→ Entries provided

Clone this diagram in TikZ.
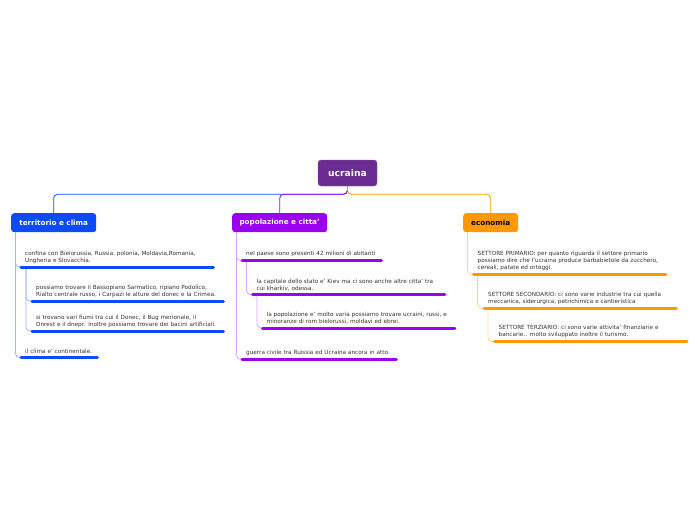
\documentclass[tikz,border=0pt]{standalone}
\usepackage{fontspec}
\setmainfont{DejaVu Sans}
\definecolor{rootc}{HTML}{6A2C91}
\definecolor{bluec}{HTML}{0A4BFF}
\definecolor{purpc}{HTML}{9B00F0}
\definecolor{orac}{HTML}{FF9900}
\definecolor{bluel}{HTML}{9DB8FF}
\definecolor{purpl}{HTML}{D9A5FF}
\definecolor{oral}{HTML}{FFD38A}
\definecolor{txt}{HTML}{333333}
\tikzset{
  rootbox/.style={fill=rootc, draw=rootc!80!white, rounded corners=3pt, text=white, font=\fontsize{9.2}{10}\selectfont\bfseries, minimum width=59pt, minimum height=26pt, inner sep=0pt},
  mainbox/.style={rounded corners=3pt, font=\fontsize{7.2}{8}\selectfont\bfseries, minimum height=19pt, inner sep=0pt, anchor=north west},
  sub/.style={anchor=south west, align=left, text=txt, font=\fontsize{5.7}{7}\selectfont, inner xsep=5pt, inner ysep=3.3pt},
  ul/.style={line width=3pt, line cap=round, shorten <=1pt, shorten >=1pt},
  con/.style={line width=0.8pt, rounded corners=4pt},
}
\begin{document}
\begin{tikzpicture}[x=1pt,y=-1pt]
\useasboundingbox[fill=white] (0,0) rectangle (696,520);
% root
\node[rootbox] (root) at (347.5,173) {ucraina};
% main branches
\node[mainbox, fill=bluec, text=white, minimum width=85pt] (tc) at (11,213) {territorio e clima};
\node[mainbox, fill=purpc, text=white, minimum width=95pt] (pc) at (232,213) {popolazione e citta'};
\node[mainbox, fill=orac, text=black, minimum width=55pt] (ec) at (463,213) {economia};
\draw[con, bluec] (root.south) -- ++(0,8) -| (tc.north);
\draw[con, purpc] (root.south) -- ++(0,8) -| (pc.north);
\draw[con, orac] (root.south) -- ++(0,8) -| (ec.north);

% territorio
\node[sub, text width=184pt] (c1) at (20,267) {confina con Bielorussia, Russia, polonia, Moldavia,Romania,\\Ungheria e Slovacchia.};
\node[sub, text width=183pt] (c1a) at (31,301) {possiamo trovare il Bassopiano Sarmatico, ripiano Podolico,\\Rialto centrale russo, i Carpazi le alture del donec e la Crimea.};
\node[sub, text width=183pt] (c1b) at (31,331) {si trovano vari fiumi tra cui il Donec, il Bug merionale, il\\Dnrest e il dnepr. inoltre possiamo trovare dei bacini artificiali.};
\node[sub, text width=68pt] (c2) at (20,357.5) {il clima e' continentale.};
\draw[con, bluel] ([xshift=4.5pt]tc.south west) |- (c1.south west);
\draw[con, bluel] ([xshift=4.5pt]tc.south west) |- (c2.south west);
\draw[con, bluel] ([xshift=6pt]c1.south west) |- (c1a.south west);
\draw[con, bluel] ([xshift=6pt]c1.south west) |- (c1b.south west);
\foreach \n in {c1,c1a,c1b,c2} \draw[ul, bluec] (\n.south west) -- (\n.south east);

% popolazione
\node[sub, text width=131pt] (p1) at (241,260.5) {nel paese sono presenti 42 milioni di abitanti};
\node[sub, text width=184pt] (p1a) at (251.5,294.5) {la capitale dello stato e' Kiev ma ci sono anche altre citta' tra\\cui kharkiv, odessa.};
\node[sub, text width=184pt] (p1b) at (261.5,328) {la popolazione e' molto varia possiamo trovare ucraini, russi, e\\minoranze di rom bielorussi, moldavi ed ebrei.};
\node[sub, text width=146pt] (p2) at (241,359) {guerra civile tra Ruissia ed Ucraina ancora in atto.};
\draw[con, purpl] ([xshift=4.5pt]pc.south west) |- (p1.south west);
\draw[con, purpl] ([xshift=4.5pt]pc.south west) |- (p2.south west);
\draw[con, purpl] ([xshift=5.5pt]p1.south west) |- (p1a.south west);
\draw[con, purpl] ([xshift=5.5pt]p1a.south west) |- (p1b.south west);
\foreach \n in {p1,p1a,p1b,p2} \draw[ul, purpc] (\n.south west) -- (\n.south east);

% economia
\node[sub, text width=184pt] (e1) at (472.5,274) {SETTORE PRIMARIO: per quanto riguarda il settore primario\\possiamo dire che l'ucraina produce barbabietole da zucchero,\\cereali, patate ed orteggi.};
\node[sub, text width=184pt] (e1a) at (483,308) {SETTORE SECONDARIO: ci sono varie industrie tra cui quella\\meccanica, siderurgica, petrichimica e cantieristica};
\node[sub, text width=184pt] (e1b) at (493.5,341.5) {SETTORE TERZIARIO: ci sono varie attivita' finanziarie e\\bancarie.. molto sviluppato inoltre il turismo.};
\draw[con, oral] ([xshift=4.5pt]ec.south west) |- (e1.south west);
\draw[con, oral] ([xshift=5pt]e1.south west) |- (e1a.south west);
\draw[con, oral] ([xshift=5pt]e1a.south west) |- (e1b.south west);
\foreach \n in {e1,e1a,e1b} \draw[ul, orac] (\n.south west) -- (\n.south east);
\end{tikzpicture}
\end{document}
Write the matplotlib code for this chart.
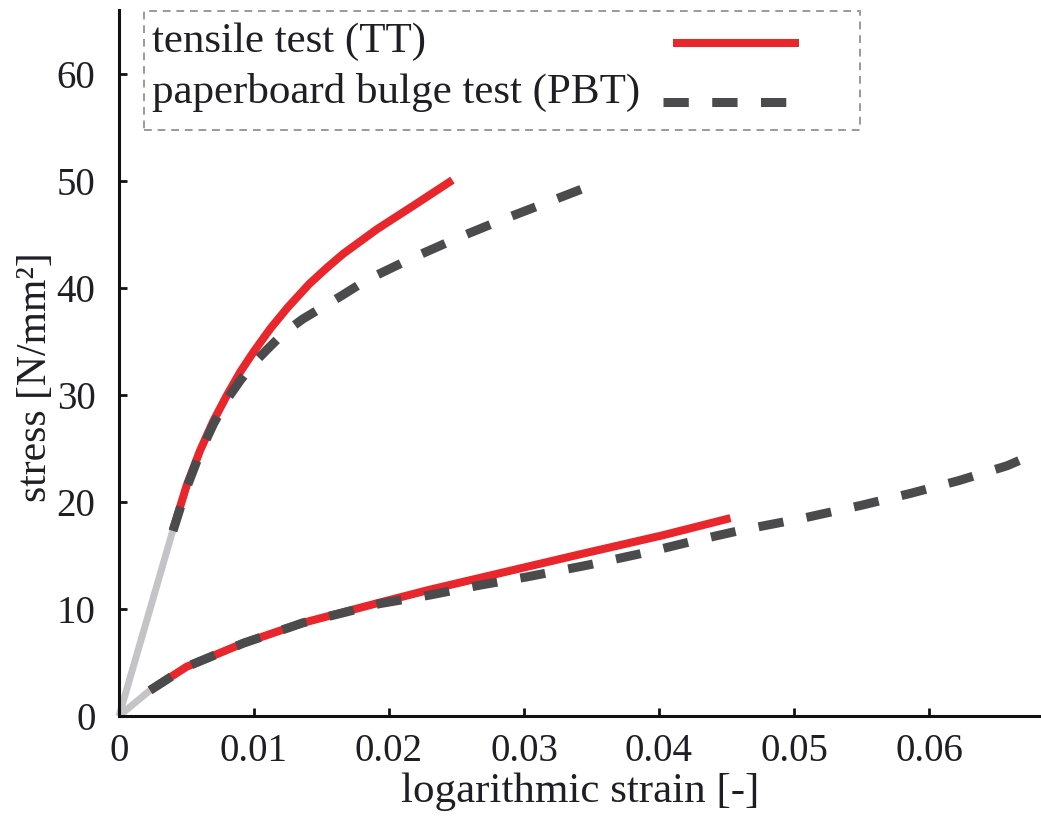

→ Task requirements
Restate every record exactly, please; do not copy the pictures.

→ Full response
Clone this diagram in TikZ.
\documentclass[tikz,border=0pt]{standalone}
\usepackage{fontspec}
\setmainfont{DejaVu Sans}
\definecolor{rootc}{HTML}{6A2C91}
\definecolor{bluec}{HTML}{0A4BFF}
\definecolor{purpc}{HTML}{9B00F0}
\definecolor{orac}{HTML}{FF9900}
\definecolor{bluel}{HTML}{9DB8FF}
\definecolor{purpl}{HTML}{D9A5FF}
\definecolor{oral}{HTML}{FFD38A}
\definecolor{txt}{HTML}{333333}
\tikzset{
  rootbox/.style={fill=rootc, draw=rootc!80!white, rounded corners=3pt, text=white, font=\fontsize{9.2}{10}\selectfont\bfseries, minimum width=59pt, minimum height=26pt, inner sep=0pt},
  mainbox/.style={rounded corners=3pt, font=\fontsize{7.2}{8}\selectfont\bfseries, minimum height=19pt, inner sep=0pt, anchor=north west},
  sub/.style={anchor=south west, align=left, text=txt, font=\fontsize{5.7}{7}\selectfont, inner xsep=5pt, inner ysep=3.3pt},
  ul/.style={line width=3pt, line cap=round, shorten <=1pt, shorten >=1pt},
  con/.style={line width=0.8pt, rounded corners=4pt},
}
\begin{document}
\begin{tikzpicture}[x=1pt,y=-1pt]
\useasboundingbox[fill=white] (0,0) rectangle (696,520);
% root
\node[rootbox] (root) at (347.5,173) {ucraina};
% main branches
\node[mainbox, fill=bluec, text=white, minimum width=85pt] (tc) at (11,213) {territorio e clima};
\node[mainbox, fill=purpc, text=white, minimum width=95pt] (pc) at (232,213) {popolazione e citta'};
\node[mainbox, fill=orac, text=black, minimum width=55pt] (ec) at (463,213) {economia};
\draw[con, bluec] (root.south) -- ++(0,8) -| (tc.north);
\draw[con, purpc] (root.south) -- ++(0,8) -| (pc.north);
\draw[con, orac] (root.south) -- ++(0,8) -| (ec.north);

% territorio
\node[sub, text width=184pt] (c1) at (20,267) {confina con Bielorussia, Russia, polonia, Moldavia,Romania,\\Ungheria e Slovacchia.};
\node[sub, text width=183pt] (c1a) at (31,301) {possiamo trovare il Bassopiano Sarmatico, ripiano Podolico,\\Rialto centrale russo, i Carpazi le alture del donec e la Crimea.};
\node[sub, text width=183pt] (c1b) at (31,331) {si trovano vari fiumi tra cui il Donec, il Bug merionale, il\\Dnrest e il dnepr. inoltre possiamo trovare dei bacini artificiali.};
\node[sub, text width=68pt] (c2) at (20,357.5) {il clima e' continentale.};
\draw[con, bluel] ([xshift=4.5pt]tc.south west) |- (c1.south west);
\draw[con, bluel] ([xshift=4.5pt]tc.south west) |- (c2.south west);
\draw[con, bluel] ([xshift=6pt]c1.south west) |- (c1a.south west);
\draw[con, bluel] ([xshift=6pt]c1.south west) |- (c1b.south west);
\foreach \n in {c1,c1a,c1b,c2} \draw[ul, bluec] (\n.south west) -- (\n.south east);

% popolazione
\node[sub, text width=131pt] (p1) at (241,260.5) {nel paese sono presenti 42 milioni di abitanti};
\node[sub, text width=184pt] (p1a) at (251.5,294.5) {la capitale dello stato e' Kiev ma ci sono anche altre citta' tra\\cui kharkiv, odessa.};
\node[sub, text width=184pt] (p1b) at (261.5,328) {la popolazione e' molto varia possiamo trovare ucraini, russi, e\\minoranze di rom bielorussi, moldavi ed ebrei.};
\node[sub, text width=146pt] (p2) at (241,359) {guerra civile tra Ruissia ed Ucraina ancora in atto.};
\draw[con, purpl] ([xshift=4.5pt]pc.south west) |- (p1.south west);
\draw[con, purpl] ([xshift=4.5pt]pc.south west) |- (p2.south west);
\draw[con, purpl] ([xshift=5.5pt]p1.south west) |- (p1a.south west);
\draw[con, purpl] ([xshift=5.5pt]p1a.south west) |- (p1b.south west);
\foreach \n in {p1,p1a,p1b,p2} \draw[ul, purpc] (\n.south west) -- (\n.south east);

% economia
\node[sub, text width=184pt] (e1) at (472.5,274) {SETTORE PRIMARIO: per quanto riguarda il settore primario\\possiamo dire che l'ucraina produce barbabietole da zucchero,\\cereali, patate ed orteggi.};
\node[sub, text width=184pt] (e1a) at (483,308) {SETTORE SECONDARIO: ci sono varie industrie tra cui quella\\meccanica, siderurgica, petrichimica e cantieristica};
\node[sub, text width=184pt] (e1b) at (493.5,341.5) {SETTORE TERZIARIO: ci sono varie attivita' finanziarie e\\bancarie.. molto sviluppato inoltre il turismo.};
\draw[con, oral] ([xshift=4.5pt]ec.south west) |- (e1.south west);
\draw[con, oral] ([xshift=5pt]e1.south west) |- (e1a.south west);
\draw[con, oral] ([xshift=5pt]e1a.south west) |- (e1b.south west);
\foreach \n in {e1,e1a,e1b} \draw[ul, orac] (\n.south west) -- (\n.south east);
\end{tikzpicture}
\end{document}
Write the matplotlib code for this chart.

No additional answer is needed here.